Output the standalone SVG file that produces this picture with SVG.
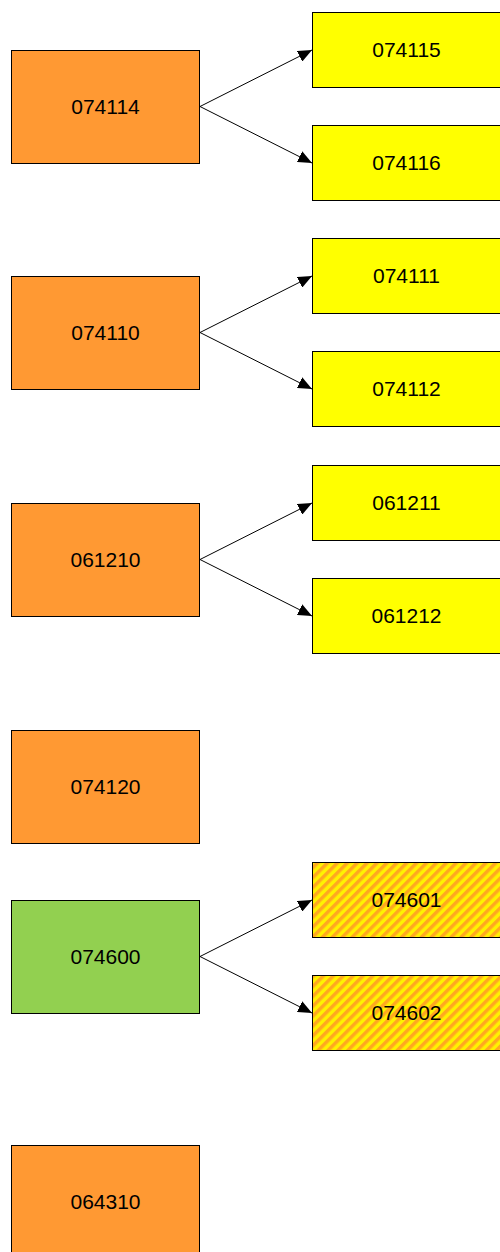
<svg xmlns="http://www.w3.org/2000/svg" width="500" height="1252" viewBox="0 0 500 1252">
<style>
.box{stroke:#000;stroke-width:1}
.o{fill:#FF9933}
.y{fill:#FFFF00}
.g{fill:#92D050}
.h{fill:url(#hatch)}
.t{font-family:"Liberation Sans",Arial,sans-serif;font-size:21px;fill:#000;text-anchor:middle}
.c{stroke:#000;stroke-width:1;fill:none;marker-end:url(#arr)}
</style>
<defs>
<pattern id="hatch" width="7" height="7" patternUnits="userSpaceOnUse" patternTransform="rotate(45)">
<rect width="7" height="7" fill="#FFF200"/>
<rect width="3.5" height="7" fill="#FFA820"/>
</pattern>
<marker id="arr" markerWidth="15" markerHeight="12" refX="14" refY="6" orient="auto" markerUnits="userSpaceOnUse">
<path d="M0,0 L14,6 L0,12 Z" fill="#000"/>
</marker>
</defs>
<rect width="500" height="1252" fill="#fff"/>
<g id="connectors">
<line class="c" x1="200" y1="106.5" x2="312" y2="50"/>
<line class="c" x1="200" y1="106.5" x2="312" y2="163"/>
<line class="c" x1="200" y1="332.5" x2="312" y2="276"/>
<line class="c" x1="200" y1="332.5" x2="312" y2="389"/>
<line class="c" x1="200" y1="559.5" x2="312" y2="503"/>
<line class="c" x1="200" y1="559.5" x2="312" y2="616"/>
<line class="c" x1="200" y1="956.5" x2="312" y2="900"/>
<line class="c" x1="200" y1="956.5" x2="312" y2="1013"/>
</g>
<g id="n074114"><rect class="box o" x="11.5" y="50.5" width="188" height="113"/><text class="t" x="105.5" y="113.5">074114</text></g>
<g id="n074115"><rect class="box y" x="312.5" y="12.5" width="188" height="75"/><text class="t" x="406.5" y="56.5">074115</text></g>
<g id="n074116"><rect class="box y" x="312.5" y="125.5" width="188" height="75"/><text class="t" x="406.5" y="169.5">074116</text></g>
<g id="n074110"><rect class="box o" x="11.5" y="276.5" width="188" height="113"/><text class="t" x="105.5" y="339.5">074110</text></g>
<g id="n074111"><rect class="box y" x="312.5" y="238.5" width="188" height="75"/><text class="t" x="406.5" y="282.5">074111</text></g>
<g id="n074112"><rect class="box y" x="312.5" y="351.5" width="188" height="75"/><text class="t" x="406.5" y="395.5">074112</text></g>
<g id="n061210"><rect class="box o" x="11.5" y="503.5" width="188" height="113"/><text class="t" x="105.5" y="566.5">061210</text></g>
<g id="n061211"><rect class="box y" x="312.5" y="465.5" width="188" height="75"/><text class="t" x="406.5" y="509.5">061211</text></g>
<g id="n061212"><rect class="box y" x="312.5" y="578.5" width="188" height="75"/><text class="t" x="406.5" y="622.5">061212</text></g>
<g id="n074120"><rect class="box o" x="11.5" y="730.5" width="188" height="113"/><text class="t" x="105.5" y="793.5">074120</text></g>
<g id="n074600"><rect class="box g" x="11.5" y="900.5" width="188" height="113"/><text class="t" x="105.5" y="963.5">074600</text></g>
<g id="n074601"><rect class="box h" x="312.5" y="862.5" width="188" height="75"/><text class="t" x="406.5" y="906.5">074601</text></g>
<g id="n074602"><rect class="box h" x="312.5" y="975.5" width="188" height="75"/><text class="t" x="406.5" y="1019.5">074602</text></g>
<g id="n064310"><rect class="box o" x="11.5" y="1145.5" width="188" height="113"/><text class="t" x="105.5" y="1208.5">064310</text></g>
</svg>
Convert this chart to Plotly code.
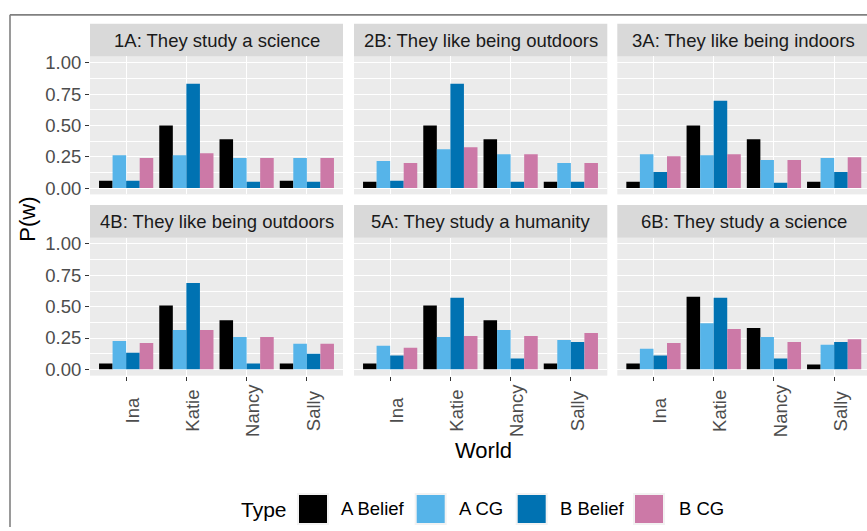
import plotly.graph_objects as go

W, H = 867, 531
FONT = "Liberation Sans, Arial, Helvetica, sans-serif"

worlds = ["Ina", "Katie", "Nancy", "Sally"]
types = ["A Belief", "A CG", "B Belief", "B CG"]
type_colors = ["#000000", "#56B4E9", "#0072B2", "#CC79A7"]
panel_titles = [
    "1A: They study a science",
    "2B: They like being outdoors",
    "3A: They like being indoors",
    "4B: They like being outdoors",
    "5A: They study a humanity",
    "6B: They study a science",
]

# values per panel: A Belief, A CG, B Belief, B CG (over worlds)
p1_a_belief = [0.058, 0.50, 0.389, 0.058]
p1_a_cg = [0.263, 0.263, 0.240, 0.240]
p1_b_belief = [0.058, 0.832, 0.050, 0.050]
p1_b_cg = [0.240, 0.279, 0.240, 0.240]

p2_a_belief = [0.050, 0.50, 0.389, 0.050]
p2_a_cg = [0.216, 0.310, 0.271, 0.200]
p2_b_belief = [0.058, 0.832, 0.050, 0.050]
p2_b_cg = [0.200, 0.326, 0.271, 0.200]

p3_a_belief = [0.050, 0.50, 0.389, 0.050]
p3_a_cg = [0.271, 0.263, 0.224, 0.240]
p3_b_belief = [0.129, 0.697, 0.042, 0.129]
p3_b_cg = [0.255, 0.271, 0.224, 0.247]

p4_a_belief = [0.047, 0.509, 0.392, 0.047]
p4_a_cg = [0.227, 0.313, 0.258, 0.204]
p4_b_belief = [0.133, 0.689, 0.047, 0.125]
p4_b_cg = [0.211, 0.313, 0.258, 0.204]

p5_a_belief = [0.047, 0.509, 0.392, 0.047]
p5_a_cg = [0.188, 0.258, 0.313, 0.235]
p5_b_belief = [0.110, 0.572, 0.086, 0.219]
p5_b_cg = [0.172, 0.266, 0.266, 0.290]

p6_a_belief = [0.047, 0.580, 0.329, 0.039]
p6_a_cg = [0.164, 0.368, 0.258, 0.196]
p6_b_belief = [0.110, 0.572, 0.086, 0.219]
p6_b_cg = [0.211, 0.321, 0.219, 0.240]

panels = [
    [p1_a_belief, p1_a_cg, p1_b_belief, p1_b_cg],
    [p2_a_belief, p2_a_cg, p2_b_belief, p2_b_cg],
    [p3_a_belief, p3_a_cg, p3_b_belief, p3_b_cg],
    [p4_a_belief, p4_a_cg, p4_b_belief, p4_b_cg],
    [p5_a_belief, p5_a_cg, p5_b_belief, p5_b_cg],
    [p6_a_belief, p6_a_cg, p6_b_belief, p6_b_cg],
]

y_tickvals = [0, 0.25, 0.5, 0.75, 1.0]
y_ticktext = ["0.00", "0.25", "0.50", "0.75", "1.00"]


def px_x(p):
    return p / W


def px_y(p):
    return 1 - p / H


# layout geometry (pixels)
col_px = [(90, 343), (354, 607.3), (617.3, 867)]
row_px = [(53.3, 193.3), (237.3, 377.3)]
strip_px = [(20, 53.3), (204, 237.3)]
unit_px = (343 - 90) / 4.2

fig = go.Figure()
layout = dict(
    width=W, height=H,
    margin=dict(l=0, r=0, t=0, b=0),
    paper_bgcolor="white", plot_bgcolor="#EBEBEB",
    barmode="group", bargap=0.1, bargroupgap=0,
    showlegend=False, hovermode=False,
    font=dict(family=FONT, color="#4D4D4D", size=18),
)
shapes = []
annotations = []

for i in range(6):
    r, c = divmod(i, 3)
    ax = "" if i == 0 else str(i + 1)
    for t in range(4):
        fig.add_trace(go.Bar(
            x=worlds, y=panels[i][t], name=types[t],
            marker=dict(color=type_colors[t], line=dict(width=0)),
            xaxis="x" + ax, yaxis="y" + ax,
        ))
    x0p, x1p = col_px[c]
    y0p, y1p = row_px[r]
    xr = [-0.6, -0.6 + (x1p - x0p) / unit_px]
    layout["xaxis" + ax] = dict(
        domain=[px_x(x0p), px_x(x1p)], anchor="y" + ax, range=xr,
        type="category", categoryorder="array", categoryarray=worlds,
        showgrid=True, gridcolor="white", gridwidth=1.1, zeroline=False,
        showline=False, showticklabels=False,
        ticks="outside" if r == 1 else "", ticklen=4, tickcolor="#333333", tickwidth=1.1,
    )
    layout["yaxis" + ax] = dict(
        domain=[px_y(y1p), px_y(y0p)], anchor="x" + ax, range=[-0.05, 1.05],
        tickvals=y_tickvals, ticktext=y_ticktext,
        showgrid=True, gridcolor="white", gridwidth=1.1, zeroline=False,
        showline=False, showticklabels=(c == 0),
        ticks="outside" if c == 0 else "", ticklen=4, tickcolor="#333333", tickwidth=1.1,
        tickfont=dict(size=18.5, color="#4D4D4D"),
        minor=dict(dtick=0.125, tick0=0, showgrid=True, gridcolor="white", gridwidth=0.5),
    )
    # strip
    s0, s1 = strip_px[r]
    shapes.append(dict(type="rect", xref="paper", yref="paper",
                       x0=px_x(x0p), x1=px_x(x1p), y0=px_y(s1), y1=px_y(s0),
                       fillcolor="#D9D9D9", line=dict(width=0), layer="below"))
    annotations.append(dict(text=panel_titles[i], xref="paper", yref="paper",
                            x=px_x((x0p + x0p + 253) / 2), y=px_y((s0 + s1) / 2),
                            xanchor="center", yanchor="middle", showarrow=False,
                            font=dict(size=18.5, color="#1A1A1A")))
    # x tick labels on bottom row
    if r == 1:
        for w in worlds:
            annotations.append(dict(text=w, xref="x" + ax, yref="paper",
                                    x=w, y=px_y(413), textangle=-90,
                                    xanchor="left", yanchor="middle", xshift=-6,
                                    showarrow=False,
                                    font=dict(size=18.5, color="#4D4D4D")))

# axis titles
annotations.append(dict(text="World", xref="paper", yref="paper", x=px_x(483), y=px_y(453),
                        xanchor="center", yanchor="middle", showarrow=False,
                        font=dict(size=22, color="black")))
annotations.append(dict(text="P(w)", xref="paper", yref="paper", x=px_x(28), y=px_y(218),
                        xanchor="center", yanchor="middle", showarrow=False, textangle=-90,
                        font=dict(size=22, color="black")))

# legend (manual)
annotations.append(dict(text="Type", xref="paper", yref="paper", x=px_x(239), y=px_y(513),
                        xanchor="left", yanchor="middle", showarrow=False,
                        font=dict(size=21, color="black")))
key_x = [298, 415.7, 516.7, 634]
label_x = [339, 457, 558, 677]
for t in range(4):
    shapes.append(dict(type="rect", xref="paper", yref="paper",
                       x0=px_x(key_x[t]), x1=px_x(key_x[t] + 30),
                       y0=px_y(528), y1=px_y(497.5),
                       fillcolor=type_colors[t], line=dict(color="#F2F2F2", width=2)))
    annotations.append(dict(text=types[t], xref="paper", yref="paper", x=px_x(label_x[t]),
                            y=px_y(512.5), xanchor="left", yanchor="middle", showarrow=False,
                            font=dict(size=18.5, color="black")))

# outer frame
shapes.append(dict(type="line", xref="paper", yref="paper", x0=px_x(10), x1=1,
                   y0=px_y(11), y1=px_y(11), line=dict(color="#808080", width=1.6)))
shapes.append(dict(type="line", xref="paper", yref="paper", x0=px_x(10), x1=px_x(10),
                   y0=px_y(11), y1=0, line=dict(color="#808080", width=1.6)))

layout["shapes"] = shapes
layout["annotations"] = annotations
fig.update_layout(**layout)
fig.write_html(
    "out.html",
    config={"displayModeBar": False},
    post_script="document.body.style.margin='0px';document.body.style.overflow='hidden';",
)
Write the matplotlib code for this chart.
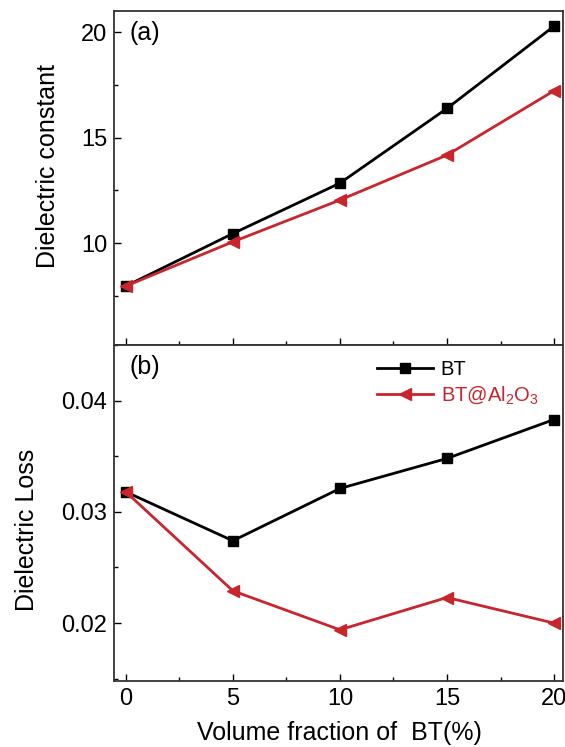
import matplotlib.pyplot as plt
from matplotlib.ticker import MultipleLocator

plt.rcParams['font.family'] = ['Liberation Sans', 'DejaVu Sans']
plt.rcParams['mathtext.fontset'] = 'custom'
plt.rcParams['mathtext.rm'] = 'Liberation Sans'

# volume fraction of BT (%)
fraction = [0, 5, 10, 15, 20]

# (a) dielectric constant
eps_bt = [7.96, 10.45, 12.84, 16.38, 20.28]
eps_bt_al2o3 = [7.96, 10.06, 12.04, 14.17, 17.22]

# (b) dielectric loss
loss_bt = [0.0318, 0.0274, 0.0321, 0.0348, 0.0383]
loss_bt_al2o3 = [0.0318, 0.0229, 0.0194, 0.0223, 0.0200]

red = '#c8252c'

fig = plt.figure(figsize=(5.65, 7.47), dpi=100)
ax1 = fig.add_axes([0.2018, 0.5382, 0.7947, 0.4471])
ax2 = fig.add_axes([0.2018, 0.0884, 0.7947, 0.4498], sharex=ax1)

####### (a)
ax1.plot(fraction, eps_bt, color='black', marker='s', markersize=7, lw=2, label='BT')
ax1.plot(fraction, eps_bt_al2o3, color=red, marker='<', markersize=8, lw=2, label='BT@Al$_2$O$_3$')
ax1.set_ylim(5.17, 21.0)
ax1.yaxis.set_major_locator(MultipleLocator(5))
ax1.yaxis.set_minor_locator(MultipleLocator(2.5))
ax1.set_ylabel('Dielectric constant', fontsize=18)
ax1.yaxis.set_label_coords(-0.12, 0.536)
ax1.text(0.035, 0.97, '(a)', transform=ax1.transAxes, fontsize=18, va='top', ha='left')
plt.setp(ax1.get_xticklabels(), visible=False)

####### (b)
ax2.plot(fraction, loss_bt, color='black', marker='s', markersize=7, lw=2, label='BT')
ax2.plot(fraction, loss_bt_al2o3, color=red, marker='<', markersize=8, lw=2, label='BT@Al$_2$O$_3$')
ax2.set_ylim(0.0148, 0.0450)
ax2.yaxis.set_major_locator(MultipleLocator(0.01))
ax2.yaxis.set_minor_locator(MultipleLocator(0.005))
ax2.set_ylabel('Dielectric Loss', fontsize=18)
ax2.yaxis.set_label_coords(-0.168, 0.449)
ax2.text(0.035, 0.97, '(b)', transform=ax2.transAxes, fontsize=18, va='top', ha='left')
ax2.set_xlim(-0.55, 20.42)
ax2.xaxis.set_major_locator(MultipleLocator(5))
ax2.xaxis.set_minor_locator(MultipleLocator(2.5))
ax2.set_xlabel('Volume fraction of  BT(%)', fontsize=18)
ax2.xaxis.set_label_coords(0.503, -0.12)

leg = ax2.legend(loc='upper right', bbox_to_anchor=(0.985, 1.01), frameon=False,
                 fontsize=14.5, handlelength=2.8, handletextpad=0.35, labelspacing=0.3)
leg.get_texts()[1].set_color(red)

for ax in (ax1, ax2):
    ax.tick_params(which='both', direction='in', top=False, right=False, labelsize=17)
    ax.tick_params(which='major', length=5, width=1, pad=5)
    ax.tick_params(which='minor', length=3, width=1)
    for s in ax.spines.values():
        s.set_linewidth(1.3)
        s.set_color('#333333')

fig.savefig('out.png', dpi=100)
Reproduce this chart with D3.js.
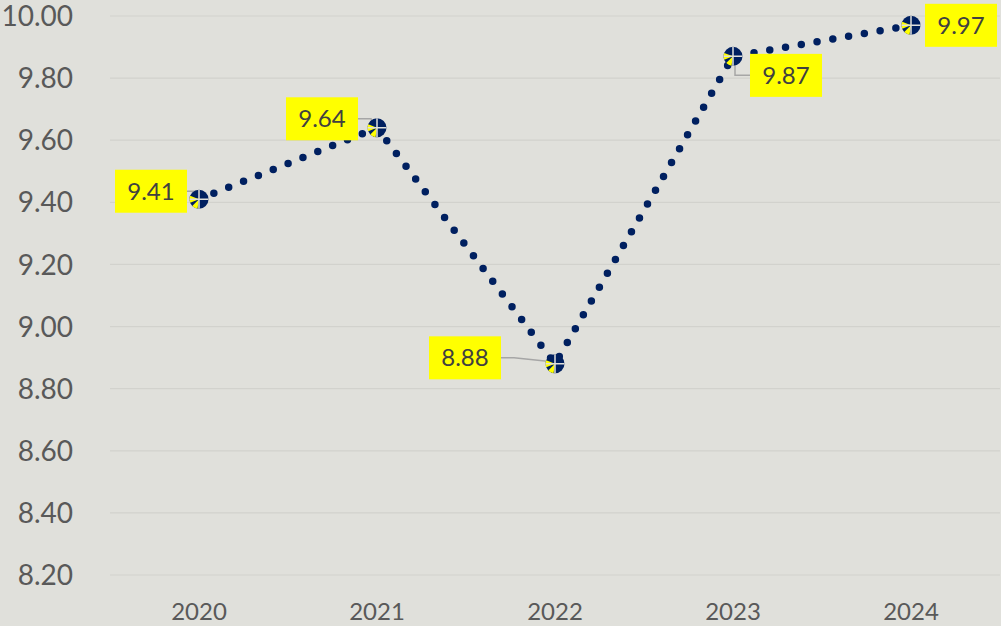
====
§ **WHAT THIS TASK INVOLVES**
Take the lines above starting at the one containing "Convert this chart to Plotly code." and ending at the one containing "unit_px = (343 - 90) / 4.2", and print them again exactly, without pictures.

§ **SOLVED EXERCISE**
Convert this chart to Plotly code.
import plotly.graph_objects as go

W, H = 867, 531
FONT = "Liberation Sans, Arial, Helvetica, sans-serif"

worlds = ["Ina", "Katie", "Nancy", "Sally"]
types = ["A Belief", "A CG", "B Belief", "B CG"]
type_colors = ["#000000", "#56B4E9", "#0072B2", "#CC79A7"]
panel_titles = [
    "1A: They study a science",
    "2B: They like being outdoors",
    "3A: They like being indoors",
    "4B: They like being outdoors",
    "5A: They study a humanity",
    "6B: They study a science",
]

# values per panel: A Belief, A CG, B Belief, B CG (over worlds)
p1_a_belief = [0.058, 0.50, 0.389, 0.058]
p1_a_cg = [0.263, 0.263, 0.240, 0.240]
p1_b_belief = [0.058, 0.832, 0.050, 0.050]
p1_b_cg = [0.240, 0.279, 0.240, 0.240]

p2_a_belief = [0.050, 0.50, 0.389, 0.050]
p2_a_cg = [0.216, 0.310, 0.271, 0.200]
p2_b_belief = [0.058, 0.832, 0.050, 0.050]
p2_b_cg = [0.200, 0.326, 0.271, 0.200]

p3_a_belief = [0.050, 0.50, 0.389, 0.050]
p3_a_cg = [0.271, 0.263, 0.224, 0.240]
p3_b_belief = [0.129, 0.697, 0.042, 0.129]
p3_b_cg = [0.255, 0.271, 0.224, 0.247]

p4_a_belief = [0.047, 0.509, 0.392, 0.047]
p4_a_cg = [0.227, 0.313, 0.258, 0.204]
p4_b_belief = [0.133, 0.689, 0.047, 0.125]
p4_b_cg = [0.211, 0.313, 0.258, 0.204]

p5_a_belief = [0.047, 0.509, 0.392, 0.047]
p5_a_cg = [0.188, 0.258, 0.313, 0.235]
p5_b_belief = [0.110, 0.572, 0.086, 0.219]
p5_b_cg = [0.172, 0.266, 0.266, 0.290]

p6_a_belief = [0.047, 0.580, 0.329, 0.039]
p6_a_cg = [0.164, 0.368, 0.258, 0.196]
p6_b_belief = [0.110, 0.572, 0.086, 0.219]
p6_b_cg = [0.211, 0.321, 0.219, 0.240]

panels = [
    [p1_a_belief, p1_a_cg, p1_b_belief, p1_b_cg],
    [p2_a_belief, p2_a_cg, p2_b_belief, p2_b_cg],
    [p3_a_belief, p3_a_cg, p3_b_belief, p3_b_cg],
    [p4_a_belief, p4_a_cg, p4_b_belief, p4_b_cg],
    [p5_a_belief, p5_a_cg, p5_b_belief, p5_b_cg],
    [p6_a_belief, p6_a_cg, p6_b_belief, p6_b_cg],
]

y_tickvals = [0, 0.25, 0.5, 0.75, 1.0]
y_ticktext = ["0.00", "0.25", "0.50", "0.75", "1.00"]


def px_x(p):
    return p / W


def px_y(p):
    return 1 - p / H


# layout geometry (pixels)
col_px = [(90, 343), (354, 607.3), (617.3, 867)]
row_px = [(53.3, 193.3), (237.3, 377.3)]
strip_px = [(20, 53.3), (204, 237.3)]
unit_px = (343 - 90) / 4.2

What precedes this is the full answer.